Healing after narcissistic abuse.
When you’ve been in an abusive relationship with a narcissistic person, you lose so much of yourself, including your identity.
Self-identity is just a normal human day to day adventure that you slowly grow, learning about your likes and dislikes, building hopes and dreams. Learn things from different activities and experiences,
This shapes who you are, how you express yourself and what your beliefs and boundaries are.
When you’ve been in a relationship with a narcissist, they slowly take you apart little by little, so they become your life, they become your self-identity and they take all your identity.
You have been left with anger and resentment, you are not alone in this.
Regaining your self-identity is a step by step process, but you will come out stronger, happier and more assertive than you were before.
Understanding about narcissism can help you with your own journey of rediscovery.
The narcissist doesn’t actually have a self-identity, they change to who the person that they are trying to manipulate, mirroring them. If you’ve spent a lot of time around a narcissist and others, you’ll have noticed the different story’s they tell others. This is because the narcissist doesn’t know who they truly are. They just get short term gratification from people, then when their needs are no longer being met, they move onto another, changing who they are for the new person.
Peoples attention, energy and emotions, are the narcissist highs, although a lot of them have an addiction to substance abuse also.
Narcissist get their identity from manipulating people.
Narcissists subtly cheap away at your mind, heart, intuition and soul over time, as they circle between treating you so well, then so horrible, it’s confusing to see.

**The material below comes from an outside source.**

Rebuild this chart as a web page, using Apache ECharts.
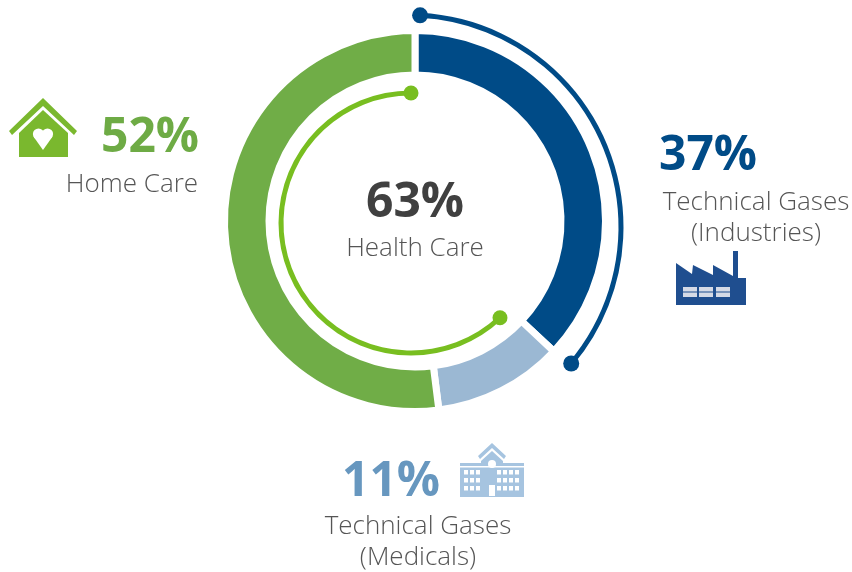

You believe they are just unhappy, misunderstood people, who just need your love and your support, you don’t understand or know what they truly are, that they can not love. The covert narcissist will play the victim of their terrible past. The overt will just charm you in, both will lead you to believe you’re the one causing problems within the relationship, so you keep changing yourself to suit them, all the time losing another piece of your own self-identity. They will constantly chip away at you and how you’re not good enough.
Once your out and realise, what they are and everything they do, you still might question yourself about, why you didn’t see it happening? Why you didn’t stop it? And why you allowed them to do this to you? Leaving you with anger and resentment. You are not alone in this. Without knowing what a narcissist is in the first place, you’ll not know what’s happening, whilst it’s happening.
You may also now be isolated from your friends and family. Trying to process, everything that’s happened, and having no one around for support. Then if you do have some friends or family left for support, they don’t understand the depth of what you have been through.
You may also be left in financial difficulties, having no home and no income coming in.
The narcissist will try and steal everything from you.
Narcissist put you into a trance. Leaving you with learned helplessness. Reliant upon the narcissist for everything and the narcissist having full control over you. You become completely dependent on them and lose all your self-identity.
You might be left, depressed with anxiety or CPTSD.
All relationships require give and take. With a narcissist, you give it your all, whilst they slowly take everything from you.
Most people don’t have a strong self-identity, to begin with, making it easier for the narcissist to destroy you.
To heal from identity loss you need to,
Set boundaries and stick to them.
Ban, block and cut them out if you have children grey rock.
No contact and no response is far from easy at first, you may slip from time to time. That’s ok just start again, it gets easier and you will get to the point you no longer want to communicate with them anyway.
Surround yourself with supportive people,
Surround yourself with as many positive people as you can.
Go and talk to friends and family, that you were cut off from, sometimes this means swallowing your pride, most will be supportive as they will have known something was off with your ex.
Try to join new activities where you’ll meet new people.
Do some of the things the narcissist always said you couldn’t, or didn’t let you do.
Take it at your own pace, you might find it hard talking to others at first, join support groups, with those who’ve been there and understand, what you been through, you’ll have lots of similar story’s.
You can and you will heal from identity loss.